The Chattanooga History Center, located in the old Chattanooga Visitor's Center on Market Street next to the Tennessee Aquarium, has been in transformation since it moved there in June 2011. Since then the center has been under renovation. Construction was completed in fall 2013, and museum officials are waiting to finish up the building and install the exhibits.

The fundraising goal is $10.5 million, and as of February supporters had raised $9.6 million.

Black said the move from its former location on Fourth and Chestnut allows the museum to be more accessible to tourists without requiring them to cross the busy intersection that deterred some people from visiting.

The history center will tell the stories of debates leading up to the Trail of Tears. There will be an exhibit about how Chattanooga was established, the turning point of the Civil War and black history in Chattanooga. There is a gallery about the city's early industry, Coca-Cola Bottling Company, TVA and urban renewal.

The tour ends with the Renaissance Gallery showing exhibits of the riverfront renewal, Chattanooga Venture and Vision 2000.

The exhibit space, at 11,000 square feet, is separated by wall dividers that create a "series of reveals" as visitors walk through the museum. The area includes another 11,000 square feet that has been dedicated to discussion rooms and meeting space.

Benches that sit under big lanterns, called memory installations, feature recorded conversations of local Indians, blacks, businessmen and city officials that tell how history has impacted them and what it may mean for the city's future.

Actor Samuel L. Jackson narrates a film shown in the theater that gives an overview of Chattanooga's history. Black, who holds a doctoral degree in history, wrote the orientation film.

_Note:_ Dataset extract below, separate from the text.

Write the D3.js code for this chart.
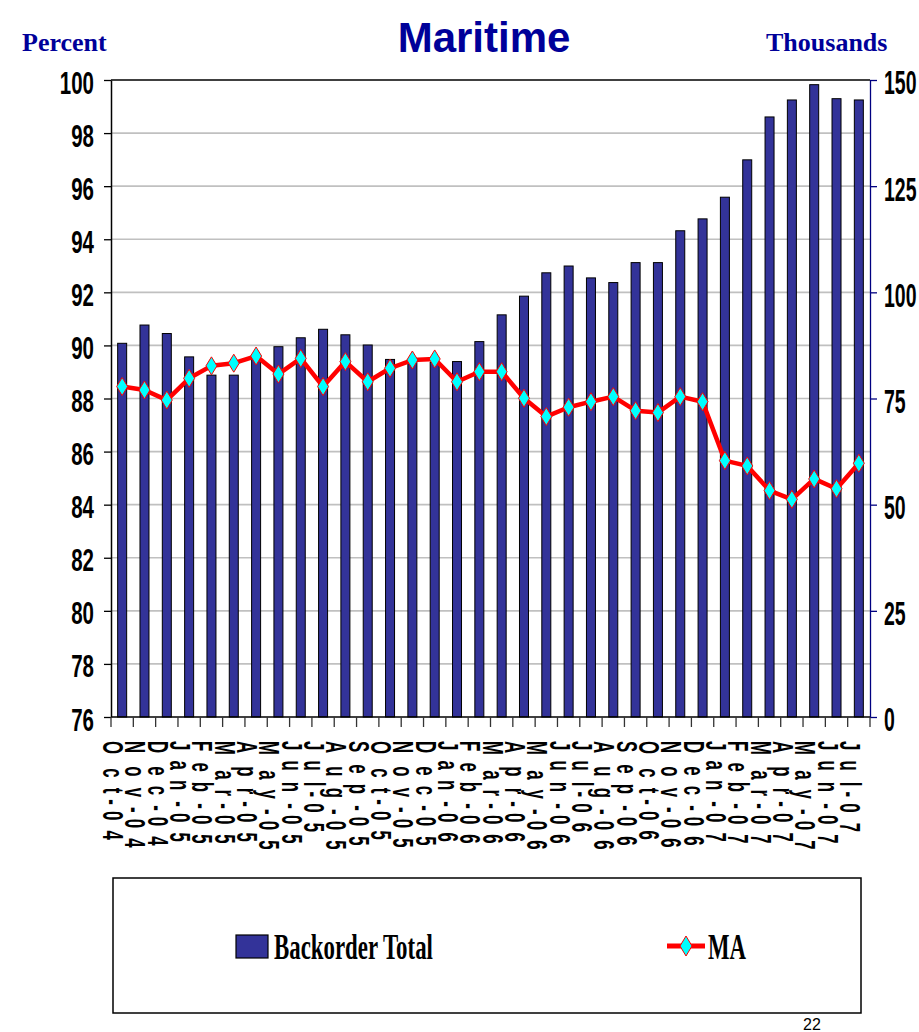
<!DOCTYPE html>
<html>
<head>
<meta charset="utf-8">
<script src="https://cdn.jsdelivr.net/npm/d3@7"></script>
<style>
  html, body { margin: 0; padding: 0; background: #ffffff; }
  svg { display: block; }
</style>
</head>
<body>
<svg id="chart" width="919" height="1032"></svg>
<script>
// Monthly categories
const categories = [
  'Oct-04','Nov-04','Dec-04','Jan-05','Feb-05','Mar-05','Apr-05','May-05','Jun-05',
  'Jul-05','Aug-05','Sep-05','Oct-05','Nov-05','Dec-05','Jan-06','Feb-06','Mar-06',
  'Apr-06','May-06','Jun-06','Jul-06','Aug-06','Sep-06','Oct-06','Nov-06','Dec-06',
  'Jan-07','Feb-07','Mar-07','Apr-07','May-07','Jun-07','Jul-07'
];

// Backorder total, thousands (right axis)
const backorderTotal = [
  88.0, 92.3, 90.3, 84.8, 80.5, 80.5, 84.5, 87.2, 89.3,
  91.3, 90.0, 87.6, 84.2, 84.0, 83.5, 83.7, 88.4, 94.7,
  99.1, 104.6, 106.2, 103.4, 102.3, 107.0, 107.0, 114.5, 117.3,
  122.4, 131.2, 141.3, 145.3, 148.9, 145.6, 145.3
];

// MA, percent (left axis)
const maValues = [
  88.45, 88.32, 87.94, 88.76, 89.23, 89.33, 89.60, 88.92, 89.51,
  88.45, 89.39, 88.63, 89.14, 89.45, 89.49, 88.63, 89.01, 89.01,
  88.01, 87.32, 87.67, 87.88, 88.07, 87.54, 87.47, 88.07, 87.88,
  85.66, 85.46, 84.53, 84.20, 84.97, 84.60, 85.56
];

// Axis tick values
const leftTicks = [76, 78, 80, 82, 84, 86, 88, 90, 92, 94, 96, 98, 100];
const rightTicks = [0, 25, 50, 75, 100, 125, 150];

const barColor = '#333399';
const navy = '#000099';
const sans = '"Liberation Sans", Arial, sans-serif';
const serif = '"Liberation Serif", "Times New Roman", serif';

const svg = d3.select('#chart');
svg.append('rect').attr('width', 919).attr('height', 1032).attr('fill', '#ffffff');

const plot = { left: 111, right: 870, top: 80, bottom: 717 };

const x = d3.scaleBand().domain(categories).range([plot.left, plot.right]).padding(0);
const yL = d3.scaleLinear().domain([76, 100]).range([plot.bottom, plot.top]);
const yR = d3.scaleLinear().domain([0, 150]).range([plot.bottom, plot.top]);
const cx = c => x(c) + x.bandwidth() / 2;

// Titles
svg.append('text').attr('x', 484).attr('y', 52).attr('text-anchor', 'middle')
  .attr('font-family', sans).attr('font-weight', 'bold').attr('font-size', 42)
  .attr('fill', navy).text('Maritime');
svg.append('text').attr('x', 22).attr('y', 51)
  .attr('font-family', serif).attr('font-weight', 'bold').attr('font-size', 26)
  .attr('fill', navy).text('Percent');
svg.append('text').attr('x', 766).attr('y', 51)
  .attr('font-family', serif).attr('font-weight', 'bold').attr('font-size', 26)
  .attr('fill', navy).text('Thousands');

// Gridlines
svg.append('g').selectAll('line').data(leftTicks.filter(t => t > 76 && t < 100)).join('line')
  .attr('x1', plot.left).attr('x2', plot.right)
  .attr('y1', d => yL(d)).attr('y2', d => yL(d))
  .attr('stroke', '#c0c0c0').attr('stroke-width', 1.6);

// Top border
svg.append('line').attr('x1', plot.left).attr('x2', plot.right)
  .attr('y1', plot.top).attr('y2', plot.top).attr('stroke', '#000').attr('stroke-width', 1.5);

// Bars
const barW = 9;
svg.append('g').selectAll('rect').data(categories).join('rect')
  .attr('x', c => cx(c) - barW / 2)
  .attr('y', (c, i) => yR(backorderTotal[i]))
  .attr('width', barW)
  .attr('height', (c, i) => plot.bottom - yR(backorderTotal[i]))
  .attr('fill', barColor).attr('stroke', '#000').attr('stroke-width', 1);

// Left axis
const leftAxis = svg.append('g').attr('transform', `translate(${plot.left},0)`)
  .call(d3.axisLeft(yL).tickValues(leftTicks).tickSize(7).tickSizeOuter(0).tickFormat(d3.format('d')));
leftAxis.select('.domain').attr('stroke', '#000').attr('stroke-width', 1.5);
leftAxis.selectAll('.tick line').attr('stroke', '#000').attr('stroke-width', 1.3);
leftAxis.selectAll('.tick text')
  .attr('x', null).attr('dy', '0.42em')
  .attr('transform', 'translate(-17,0) scale(0.66,1)')
  .attr('font-family', sans).attr('font-weight', 'bold').attr('font-size', 31).attr('fill', '#000');

// Right axis
const rightAxis = svg.append('g').attr('transform', `translate(${plot.right},0)`)
  .call(d3.axisRight(yR).tickValues(rightTicks).tickSize(7).tickSizeOuter(0).tickFormat(d3.format('d')));
rightAxis.select('.domain').attr('stroke', '#000080').attr('stroke-width', 1.3);
rightAxis.selectAll('.tick line').attr('stroke', '#000080').attr('stroke-width', 1.3);
rightAxis.selectAll('.tick text')
  .attr('x', null).attr('dy', '0.42em')
  .attr('transform', 'translate(14,0) scale(0.59,1)')
  .attr('font-family', sans).attr('font-weight', 'bold').attr('font-size', 33).attr('fill', '#000');

// Bottom axis with ticks between categories
svg.append('line').attr('x1', plot.left).attr('x2', plot.right)
  .attr('y1', plot.bottom).attr('y2', plot.bottom).attr('stroke', '#000').attr('stroke-width', 1.6);
svg.append('g').selectAll('line').data(d3.range(categories.length + 1)).join('line')
  .attr('x1', i => plot.left + i * x.step()).attr('x2', i => plot.left + i * x.step())
  .attr('y1', plot.bottom).attr('y2', plot.bottom + 10)
  .attr('stroke', '#333').attr('stroke-width', 1.3);

// MA line and diamond markers
const diamond = (w, h) => `M0,${-h}L${w},0L0,${h}L${-w},0Z`;
svg.append('path')
  .datum(maValues)
  .attr('d', d3.line().x((d, i) => cx(categories[i])).y(d => yL(d)))
  .attr('fill', 'none').attr('stroke', '#ff0000').attr('stroke-width', 4.5)
  .attr('stroke-linejoin', 'round');
svg.append('g').selectAll('path').data(maValues).join('path')
  .attr('transform', (d, i) => `translate(${cx(categories[i])},${yL(d)})`)
  .attr('d', diamond(5.5, 9))
  .attr('fill', '#00ffff').attr('stroke', '#ff0000').attr('stroke-width', 1);

// Category labels: glyphs turned a quarter turn, stacked downward
const measure = svg.append('text')
  .attr('font-family', sans).attr('font-weight', 'bold').attr('font-size', 35)
  .attr('visibility', 'hidden');
const labelTop = 741;
const labels = svg.append('g');
categories.forEach(c => {
  measure.text(c);
  const chars = c.split('');
  const offsets = chars.map((ch, i) => measure.node().getStartPositionOfChar(i).x);
  const gx = cx(c) - 19;
  chars.forEach((ch, i) => {
    labels.append('text')
      .attr('transform', `translate(${gx},${labelTop + offsets[i]}) rotate(90) scale(0.56,1)`)
      .attr('font-family', sans).attr('font-weight', 'bold').attr('font-size', 30)
      .attr('fill', '#000').text(ch);
  });
});
measure.remove();

// Legend
const legend = svg.append('g');
legend.append('rect').attr('x', 113).attr('y', 878).attr('width', 748).attr('height', 135)
  .attr('fill', '#fff').attr('stroke', '#000').attr('stroke-width', 1.5);
legend.append('rect').attr('x', 236).attr('y', 935).attr('width', 32).attr('height', 23)
  .attr('fill', barColor).attr('stroke', '#000').attr('stroke-width', 1.2);
legend.append('text').attr('transform', 'translate(274,959) scale(0.635,1)')
  .attr('font-family', serif).attr('font-weight', 'bold').attr('font-size', 36)
  .attr('fill', '#000').text('Backorder Total');
legend.append('line').attr('x1', 667).attr('x2', 705).attr('y1', 946).attr('y2', 946)
  .attr('stroke', '#ff0000').attr('stroke-width', 5);
legend.append('path').attr('transform', 'translate(686,946)').attr('d', diamond(6, 10))
  .attr('fill', '#00ffff').attr('stroke', '#ff0000').attr('stroke-width', 1);
legend.append('text').attr('transform', 'translate(708,959) scale(0.635,1)')
  .attr('font-family', serif).attr('font-weight', 'bold').attr('font-size', 36)
  .attr('fill', '#000').text('MA');

// Page number in the bottom-right corner
svg.append('text').attr('x', 803).attr('y', 1030)
  .attr('font-family', sans).attr('font-size', 16).attr('fill', '#000').text('22');
</script>
</body>
</html>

"It's not your mother's history museum," said Marlene Payne, the museum's deputy director. "It's not just showing a bunch of old stuff from the 1800's, it is about the debates and decisions that lead to the history and it also deals with how we remember things."

The museum wants to prompt visitors to pay more attention to civic engagement, understand how decisions that happened in the past have affected the present, and know that current decisions will affect the future, Payne said.